THE TASK:
What follows is a set of entries. Repeat them exactly, but not their pictures.

● ● ●

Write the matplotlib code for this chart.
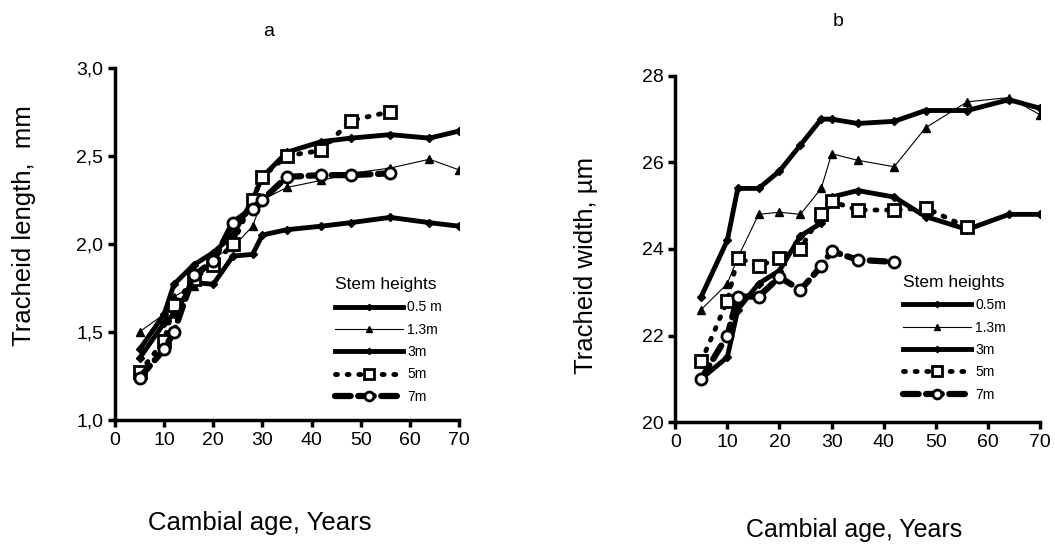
import matplotlib
matplotlib.use('Agg')
import matplotlib.pyplot as plt
from matplotlib.ticker import FuncFormatter

plt.rcParams['font.family'] = ['Liberation Sans', 'DejaVu Sans']

# Cambial age, years
age = [5, 10, 12, 16, 20, 24, 28, 30, 35, 42, 48, 56, 64, 70]
age_top = [5, 10, 12, 16, 20, 24, 28, 30, 35, 42, 48, 56]
age_7m_b = [5, 10, 12, 16, 20, 24, 28, 30, 35, 42]

# a: tracheid length, mm
len_05 = [1.40, 1.60, 1.77, 1.88, 1.95, 2.05, 2.25, 2.38, 2.52, 2.58, 2.60, 2.62, 2.60, 2.64]
len_13 = [1.50, 1.60, 1.70, 1.76, 1.92, 1.98, 2.10, 2.25, 2.32, 2.36, 2.40, 2.43, 2.48, 2.42]
len_3 = [1.35, 1.55, 1.60, 1.78, 1.77, 1.93, 1.94, 2.05, 2.08, 2.10, 2.12, 2.15, 2.12, 2.10]
len_5 = [1.27, 1.45, 1.65, 1.80, 1.88, 2.00, 2.25, 2.38, 2.50, 2.53, 2.70, 2.75]
len_7 = [1.24, 1.40, 1.50, 1.82, 1.90, 2.12, 2.20, 2.25, 2.38, 2.39, 2.39, 2.40]

# b: tracheid width, um
wid_05 = [22.9, 24.2, 25.4, 25.4, 25.8, 26.4, 27.0, 27.0, 26.9, 26.95, 27.2, 27.2, 27.45, 27.25]
wid_13 = [22.6, 23.2, 23.8, 24.8, 24.85, 24.8, 25.4, 26.2, 26.05, 25.9, 26.8, 27.4, 27.5, 27.1]
wid_3 = [21.0, 21.5, 22.6, 23.2, 23.5, 24.3, 24.6, 25.2, 25.35, 25.2, 24.75, 24.45, 24.8, 24.8]
wid_5 = [21.4, 22.8, 23.8, 23.6, 23.8, 24.0, 24.8, 25.1, 24.9, 24.9, 24.95, 24.5]
wid_7 = [21.0, 22.0, 22.9, 22.9, 23.35, 23.05, 23.6, 23.95, 23.75, 23.7]


def draw_series(ax, x05, y05, x13, y13, x3, y3, x5, y5, x7, y7, lab05):
    ax.plot(x05, y05, color='black', lw=3.5, marker='D', ms=4, label=lab05)
    ax.plot(x13, y13, color='black', lw=0.8, marker='^', ms=6, label='1.3m')
    ax.plot(x3, y3, color='black', lw=3.5, marker='D', ms=4, label='3m')
    ax.plot(x5, y5, color='black', lw=3.5, linestyle=(0, (0.4, 2.0)), dash_capstyle='round',
            marker='s', ms=9, mfc='white', mec='black', mew=2, label='5m')
    ax.plot(x7, y7, color='black', lw=4.5, linestyle=(0, (2.5, 1.2)), dash_capstyle='round',
            marker='o', ms=8, mfc='white', mec='black', mew=2, label='7m')


def style_axes(ax):
    for s in ['top', 'right']:
        ax.spines[s].set_visible(False)
    for s in ['left', 'bottom']:
        ax.spines[s].set_linewidth(2.5)
    ax.tick_params(direction='out', length=5, width=2.5, labelsize=14)


def add_legend(ax, x, y):
    ax.legend(loc='upper left', bbox_to_anchor=(x, y), frameon=False, fontsize=10,
              title='Stem heights', title_fontsize=12.5, handlelength=4.9, labelspacing=0.6,
              handletextpad=0.3, markerscale=0.8, alignment='left', borderpad=0)


fig = plt.figure(figsize=(10.55, 5.46), dpi=100)

# panel a
ax1 = fig.add_axes([0.109, 0.231, 0.326, 0.645])
draw_series(ax1, age, len_05, age, len_13, age, len_3, age_top, len_5, age_top, len_7, '0.5 m')
ax1.set_xlim(0, 70)
ax1.set_ylim(1.0, 3.0)
ax1.set_xticks(range(0, 71, 10))
ax1.set_yticks([1.0, 1.5, 2.0, 2.5, 3.0])
ax1.yaxis.set_major_formatter(FuncFormatter(lambda v, p: f'{v:.1f}'.replace('.', ',')))
style_axes(ax1)
add_legend(ax1, 0.62, 0.425)

# panel b
ax2 = fig.add_axes([0.640, 0.227, 0.346, 0.634])
draw_series(ax2, age, wid_05, age, wid_13, age, wid_3, age_top, wid_5, age_7m_b, wid_7, '0.5m')
ax2.set_xlim(0, 70)
ax2.set_ylim(20, 28)
ax2.set_xticks(range(0, 71, 10))
ax2.set_yticks([20, 22, 24, 26, 28])
style_axes(ax2)
add_legend(ax2, 0.605, 0.445)

fig.text(0.255, 0.943, 'a', ha='center', va='center', fontsize=14)
fig.text(0.794, 0.961, 'b', ha='center', va='center', fontsize=14)
fig.text(0.023, 0.586, 'Tracheid length,  mm', rotation=90, ha='center', va='center', fontsize=18.5)
fig.text(0.555, 0.513, 'Tracheid width, µm', rotation=90, ha='center', va='center', fontsize=18.5)
fig.text(0.246, 0.042, 'Cambial age, Years', ha='center', va='center', fontsize=18.5)
fig.text(0.81, 0.03, 'Cambial age, Years', ha='center', va='center', fontsize=18)

plt.savefig('out.png', dpi=100)
plt.close()
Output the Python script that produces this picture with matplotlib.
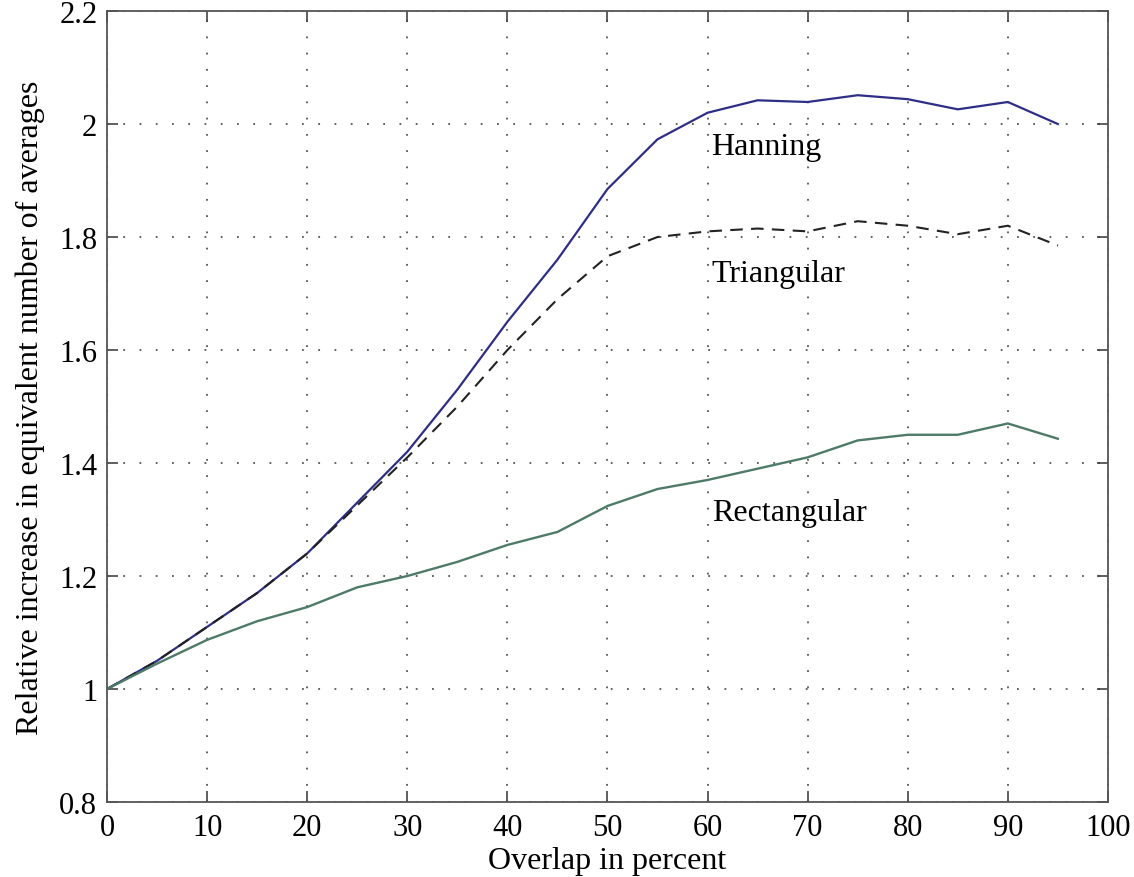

● ● ●

REPLY TO THE EXERCISE:
Write the matplotlib code for this chart.
import matplotlib
matplotlib.use('Agg')
import matplotlib.pyplot as plt
from matplotlib.ticker import FuncFormatter

plt.rcParams['font.family'] = ['Liberation Sans', 'DejaVu Sans']

# Cambial age, years
age = [5, 10, 12, 16, 20, 24, 28, 30, 35, 42, 48, 56, 64, 70]
age_top = [5, 10, 12, 16, 20, 24, 28, 30, 35, 42, 48, 56]
age_7m_b = [5, 10, 12, 16, 20, 24, 28, 30, 35, 42]

# a: tracheid length, mm
len_05 = [1.40, 1.60, 1.77, 1.88, 1.95, 2.05, 2.25, 2.38, 2.52, 2.58, 2.60, 2.62, 2.60, 2.64]
len_13 = [1.50, 1.60, 1.70, 1.76, 1.92, 1.98, 2.10, 2.25, 2.32, 2.36, 2.40, 2.43, 2.48, 2.42]
len_3 = [1.35, 1.55, 1.60, 1.78, 1.77, 1.93, 1.94, 2.05, 2.08, 2.10, 2.12, 2.15, 2.12, 2.10]
len_5 = [1.27, 1.45, 1.65, 1.80, 1.88, 2.00, 2.25, 2.38, 2.50, 2.53, 2.70, 2.75]
len_7 = [1.24, 1.40, 1.50, 1.82, 1.90, 2.12, 2.20, 2.25, 2.38, 2.39, 2.39, 2.40]

# b: tracheid width, um
wid_05 = [22.9, 24.2, 25.4, 25.4, 25.8, 26.4, 27.0, 27.0, 26.9, 26.95, 27.2, 27.2, 27.45, 27.25]
wid_13 = [22.6, 23.2, 23.8, 24.8, 24.85, 24.8, 25.4, 26.2, 26.05, 25.9, 26.8, 27.4, 27.5, 27.1]
wid_3 = [21.0, 21.5, 22.6, 23.2, 23.5, 24.3, 24.6, 25.2, 25.35, 25.2, 24.75, 24.45, 24.8, 24.8]
wid_5 = [21.4, 22.8, 23.8, 23.6, 23.8, 24.0, 24.8, 25.1, 24.9, 24.9, 24.95, 24.5]
wid_7 = [21.0, 22.0, 22.9, 22.9, 23.35, 23.05, 23.6, 23.95, 23.75, 23.7]


def draw_series(ax, x05, y05, x13, y13, x3, y3, x5, y5, x7, y7, lab05):
    ax.plot(x05, y05, color='black', lw=3.5, marker='D', ms=4, label=lab05)
    ax.plot(x13, y13, color='black', lw=0.8, marker='^', ms=6, label='1.3m')
    ax.plot(x3, y3, color='black', lw=3.5, marker='D', ms=4, label='3m')
    ax.plot(x5, y5, color='black', lw=3.5, linestyle=(0, (0.4, 2.0)), dash_capstyle='round',
            marker='s', ms=9, mfc='white', mec='black', mew=2, label='5m')
    ax.plot(x7, y7, color='black', lw=4.5, linestyle=(0, (2.5, 1.2)), dash_capstyle='round',
            marker='o', ms=8, mfc='white', mec='black', mew=2, label='7m')


def style_axes(ax):
    for s in ['top', 'right']:
        ax.spines[s].set_visible(False)
    for s in ['left', 'bottom']:
        ax.spines[s].set_linewidth(2.5)
    ax.tick_params(direction='out', length=5, width=2.5, labelsize=14)


def add_legend(ax, x, y):
    ax.legend(loc='upper left', bbox_to_anchor=(x, y), frameon=False, fontsize=10,
              title='Stem heights', title_fontsize=12.5, handlelength=4.9, labelspacing=0.6,
              handletextpad=0.3, markerscale=0.8, alignment='left', borderpad=0)


fig = plt.figure(figsize=(10.55, 5.46), dpi=100)

# panel a
ax1 = fig.add_axes([0.109, 0.231, 0.326, 0.645])
draw_series(ax1, age, len_05, age, len_13, age, len_3, age_top, len_5, age_top, len_7, '0.5 m')
ax1.set_xlim(0, 70)
ax1.set_ylim(1.0, 3.0)
ax1.set_xticks(range(0, 71, 10))
ax1.set_yticks([1.0, 1.5, 2.0, 2.5, 3.0])
ax1.yaxis.set_major_formatter(FuncFormatter(lambda v, p: f'{v:.1f}'.replace('.', ',')))
style_axes(ax1)
add_legend(ax1, 0.62, 0.425)

# panel b
ax2 = fig.add_axes([0.640, 0.227, 0.346, 0.634])
draw_series(ax2, age, wid_05, age, wid_13, age, wid_3, age_top, wid_5, age_7m_b, wid_7, '0.5m')
ax2.set_xlim(0, 70)
ax2.set_ylim(20, 28)
ax2.set_xticks(range(0, 71, 10))
ax2.set_yticks([20, 22, 24, 26, 28])
style_axes(ax2)
add_legend(ax2, 0.605, 0.445)

fig.text(0.255, 0.943, 'a', ha='center', va='center', fontsize=14)
fig.text(0.794, 0.961, 'b', ha='center', va='center', fontsize=14)
fig.text(0.023, 0.586, 'Tracheid length,  mm', rotation=90, ha='center', va='center', fontsize=18.5)
fig.text(0.555, 0.513, 'Tracheid width, µm', rotation=90, ha='center', va='center', fontsize=18.5)
fig.text(0.246, 0.042, 'Cambial age, Years', ha='center', va='center', fontsize=18.5)
fig.text(0.81, 0.03, 'Cambial age, Years', ha='center', va='center', fontsize=18)

plt.savefig('out.png', dpi=100)
plt.close()
Output the Python script that produces this picture with matplotlib.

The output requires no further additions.